This spring, residential college seminars may seem all too familiar to some students.

Students will have the option to enroll in popular seminars offered in the last two to three years next semester but no new ones will be available. The review committee is still unsure of how students will apply to and enroll in the seminars this spring or if each residential college will have one, said John Rogers, English professor and committee chair. But next fall, the committee charged with reviewing the college seminar program hopes to propose a new process to offer courses through the colleges.

Yale College Dean Mary Miller told the News in August that the residential college seminar program would undergo a “periodic review,” scheduled once per decade, starting in September. Proposals for spring 2011 seminars would not be accepted until further notice. Last Wednesday, Miller confirmed that seminars will be offered this spring on the recommendation of the college seminar review committee.

The committee’s first charge was to decide if and how to offer courses in the spring semester, Miller said Sunday. From here, she said, the committee will have to determine how best to institute the new seminars.

Because much of the committee’s work involves reexamining and possibly changing the way seminars are conceived and offered, Rogers said it would not have been possible to go through the normal process of selecting college seminars for the coming semester.

“Starting in the fall, we will review a much heartier selection of college seminars,” he said.

Rogers said the committee hopes it will have one seminar for every college this spring and that seminars will likely meet in the colleges. Rogers said he could not say for sure if preference for the seminars will be given to students in the hosting residential college.

Logistical problems could arise as administrators try to arrange seminars on short notice, he said, and this might mean fewer than 12 seminars will be available this spring. Instructors sometimes pull out of seminars last minute, he said, and for these reasons, the review committee does not yet know which classes will be offered in the spring. Rogers said he hopes the list will be finalized in December.

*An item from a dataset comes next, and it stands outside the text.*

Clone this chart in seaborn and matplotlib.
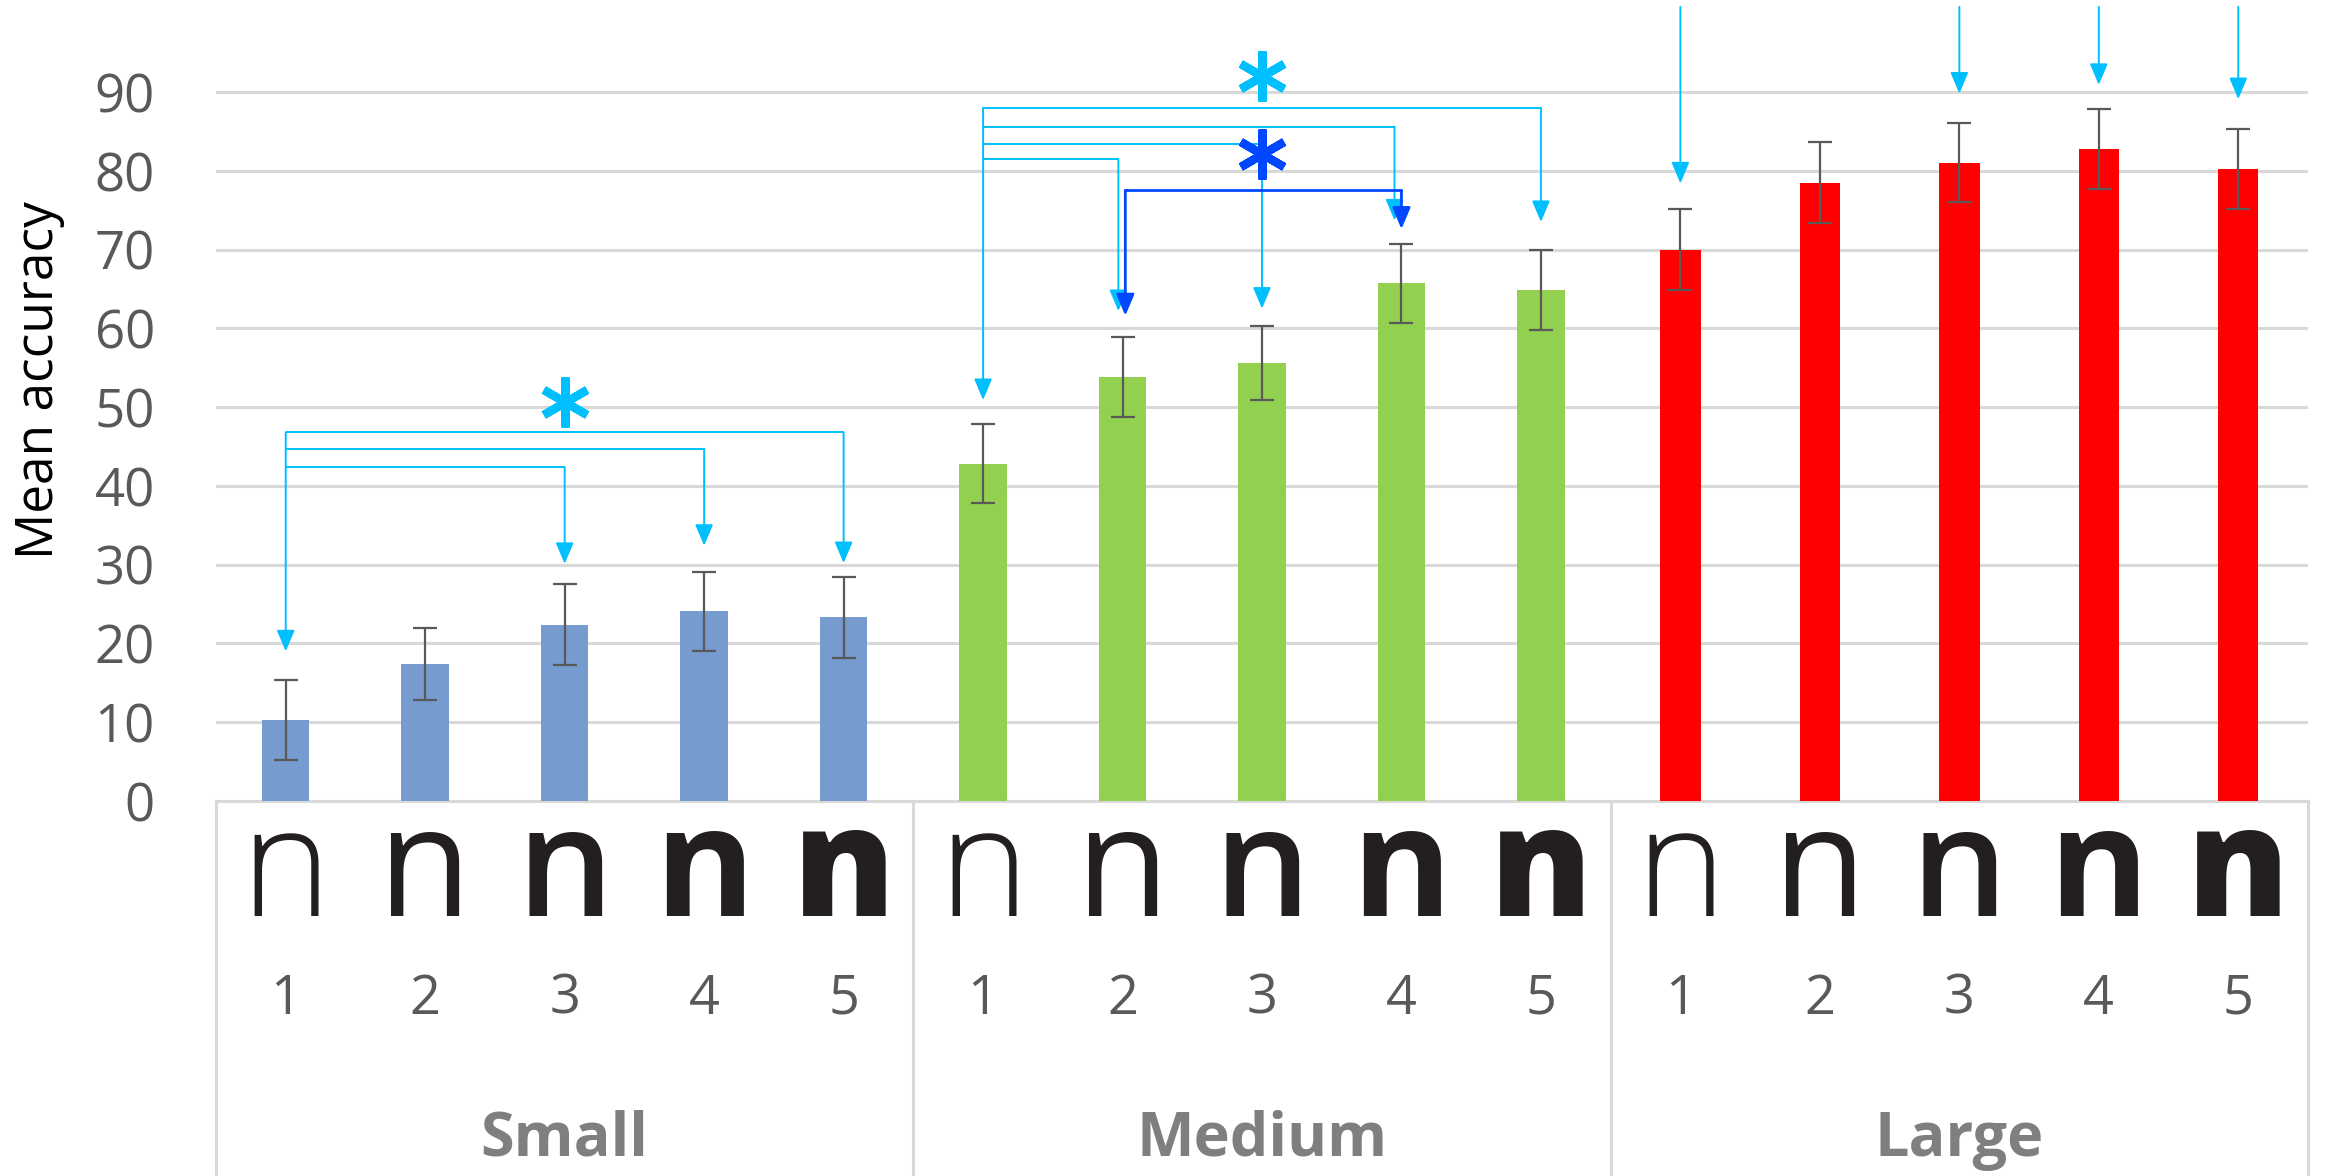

“Every year there are some seminars that are so popular that instructors will come back another year to teach that class,” he added.

Rogers said the current process for selecting college seminars is complicated and time-consuming. Rogers said he and the committee hope to make it more efficient and friendlier to students, and that the committee’s final proposals could potentially initiate sweeping changes in the seminar process, though he could not yet comment on what changes might be. The approval process, which must pass through the Course of Study Committee, will not change, he said.

We’re deep in our exploration of all those aspects of the program that can be improved,” Rogers said.

He added that regardless of what changes are made, student involvement will continue to be a key component of the process.

The college seminar review committee, which meets every two weeks, consists of deans from the Yale College Dean’s Office, residential college deans, two masters, three undergraduates and a graduate student.

Sophomore Class Council chair Omar Njie ’13, who serves on the committee, said he was not at liberty to discuss the committee’s work deferring comment to faculty and deans serving on the committee.

Erin Biel ’13, the director of the Ezra Stiles College seminar committee, said she had not heard any updates on the seminar reform process since the summer, when outgoing college seminar program director Catherine Suttle sent an e-mail to all residential college committees saying that the committees would not be interviewing candidates for the spring or fall 2011 terms. “I think the program is fantastic, and there’s not much I would change,” Biel said. “I only know so much about it and have heard only positive responses from college seminar experiences, so I’d like to know how [they] could be improved upon.”

Residential college seminars began at Yale 41 years ago and were last reviewedin 2001.